Themenmanagement

Themenmanagement ist ein Konzept aus der Kommunikationswissenschaft und Medienwirkungsforschung, das besagt, dass Massenmedien Konsumenten gezielt beeinflussen, indem sie über bestimmte Themen berichten und somit hervorheben oder andere Themen unberücksichtigt lassen. [1] Themenmanagement nutzt dieses Konzept, um Themen der eigenen Organisation oder des Unternehmens auf die öffentliche Agenda zu bringen.

Ziel des Themenmanagements ist es, die Reputation eines Unternehmens oder einer Organisation zu steigern. [2] Entwickelt man ein Themenmanagement, kann die Unternehmenskommunikation strategisch aufgestellt und umgesetzt werden.[3]

Indem man Themen, die für die Öffentlichkeit relevant sein können, rechtzeitig erkennt und aufgreift, kann Themenmanagement dazu beitragen, dass die Bibliothek stärker in den Focus der Öffentlichkeit rückt und den öffentlichen Diskurs mitbestimmt. Dies setzt allerdings voraus, dass die Medienlandschaft kontinuierlich evaluiert wird , damit regelmäßig Themen entwickelt werden können, die die Bibliothek im Kontext gesellschaftlich relevanter Entwicklungen positioniert.

Hintergrund und Einflussfaktoren

„An issue ignored is a crisis ensured.“
Henry Kissinger, ehemaliger US-Außenminister [4]

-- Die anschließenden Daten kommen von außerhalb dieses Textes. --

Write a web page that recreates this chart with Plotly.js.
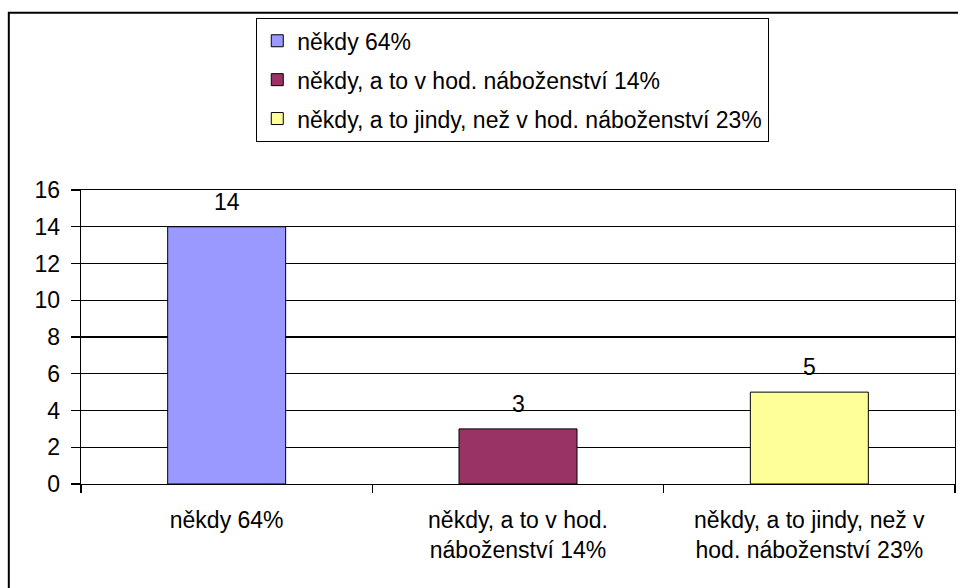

Themen werden unterteilt in „Kurz- und Langfristthemen, interne und externe Themen, wichtige und weniger wichtige sowie in Chancen- und Risikothemen“.[5]

Damit wird es auch möglich, potentielle Risikothemen zu identifizieren und gezielt zu nutzen oder abzuwenden (Krisenkommunikation).

Neben den Wirkungskonzepten gibt es viele Faktoren, die beeinflussen, welche Themen bei den Rezipienten als relevant eingeschätzt werden. Dieses Wissen kann dazu beitragen, die Umsetzung des Themenmanagements zielgruppenrelevant und spezifisch zu gestalten. Zu diesen Faktoren zählen unter anderem die Qualität, Relevanz und Medienpräsenz des Themas an sich, die Eigenschaften der Rezipienten, deren Mediennutzungskonsumgewohnheiten sowie beeinflussende kognitive und emotionale Faktoren, das Medium, über das kommuniziert wird (Fernsehen, Internet, Zeitung, etc.) sowie Umwelteinflüsse.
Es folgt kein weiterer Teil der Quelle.